Ahok tidak memberikan tenggat waktu terhadap pembuatan rencana bisnis pembangunan monorel Adhi Karya. Karena, masih dalam tahap pada pemaparan rencana bisnis. Bila dalam rencana bisnis telah menyetujui dua syarat tersebut, baru akan dilanjutkan pada langkah berikutnya yaitu pembahasan kajian teknis.
“Saya harus lihat rencana bisnisnya. Kalau oke, nanti baru akan saya bahas teknisnya. Minimal dia tahu pasal ini dulu. Jadi jangan sampai dia kaget kan. Nah yang dulu kan nggak pernah cantumkan pasal-pasal seperti itu. DKI ini banyak perjanjian yang nggak ada pasal-pasal yang jelas,” ujar Ahok.
Dua syarat
Ahok menjelaskan bahwa PT Adhi Karya menawarkan investasi pembangunan monorel di Jakarta, khususnya di daerah Selatan hingga Timur wilayah Jakarta. Pada prinsipnya, Pemprov DKI menyambut baik rencana PT Adhi Karya yang sesuai dengan keinginan Pemprov DKI untuk membangun tranportasi massal sebanyak mungkin untuk mengurai kemacetan di Jakarta.
“Kami tentu senang kan. Dia (Adhi Karya) mau investasi. Tapi saya bilang, ada syaratnya sekarang. Dua syarat yang harus dipenuhi dia,” kata Basuki seusai bertemu dengan PT Adhi Karya di Balai Kota DKI, Jakarta, Selasa (13/1).
Dua syarat yang diajukan, kata dia, adalah harus dibuat perjanjian hitam diatas putih. Perjanjian tersebut mengatur klausul bila pembangunan fisik telah berlangsung, kemudian mangkrak karena PT Adhi Karya tak mampu melanjutkan pembangunan fisik, maka semua bangunan fisik yang telah berdiri menjadi milik Pemprov DKI.

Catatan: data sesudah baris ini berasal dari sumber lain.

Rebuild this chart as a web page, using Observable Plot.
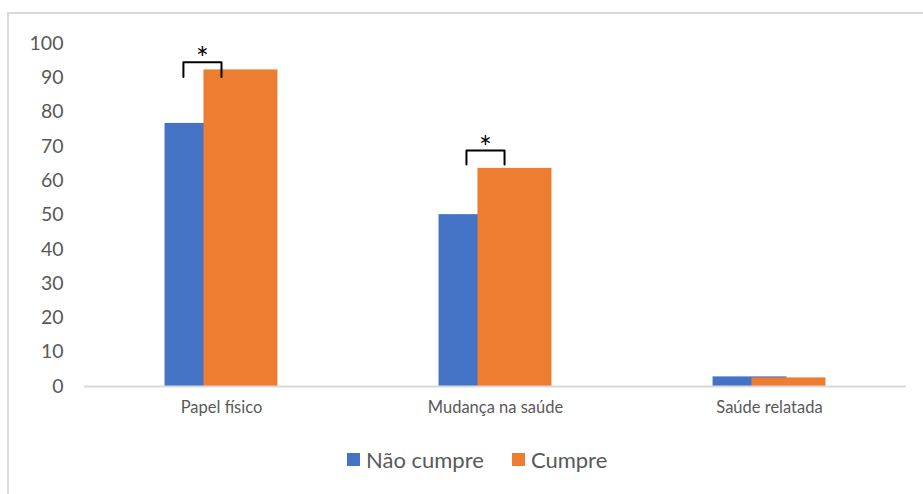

Atau meski pun bangunan fisik tersebut berdiri di tanah milik Jasa Marga atau Kementerian Pekerjaan Umum (PU) atau tanah negara, maka Pemprov DKI juga berhak untuk melakukan pembongkaran bangunan fisik itu.
"Syarat pertama harus ada perjanjian, kalau kamu mangkrak, waktu nancepin bangunan di tanahnya kami, semua barang anda yang mangkrak itu punya kami. Kami sita, mau kami robohin, mau kami pakai, itu urusan kami,” kata Ahok tegas.
Untuk syarat kedua, ketika pembangunan monorel telah selesai, namun di tengah-tengah pengoperasiannya, PT Adhi Karya merasa rugi dan memberhentikan operasional monorel. Maka Pemprov DKI tidak memiliki kewajiban apa pun untuk membayar kerugian tersebut.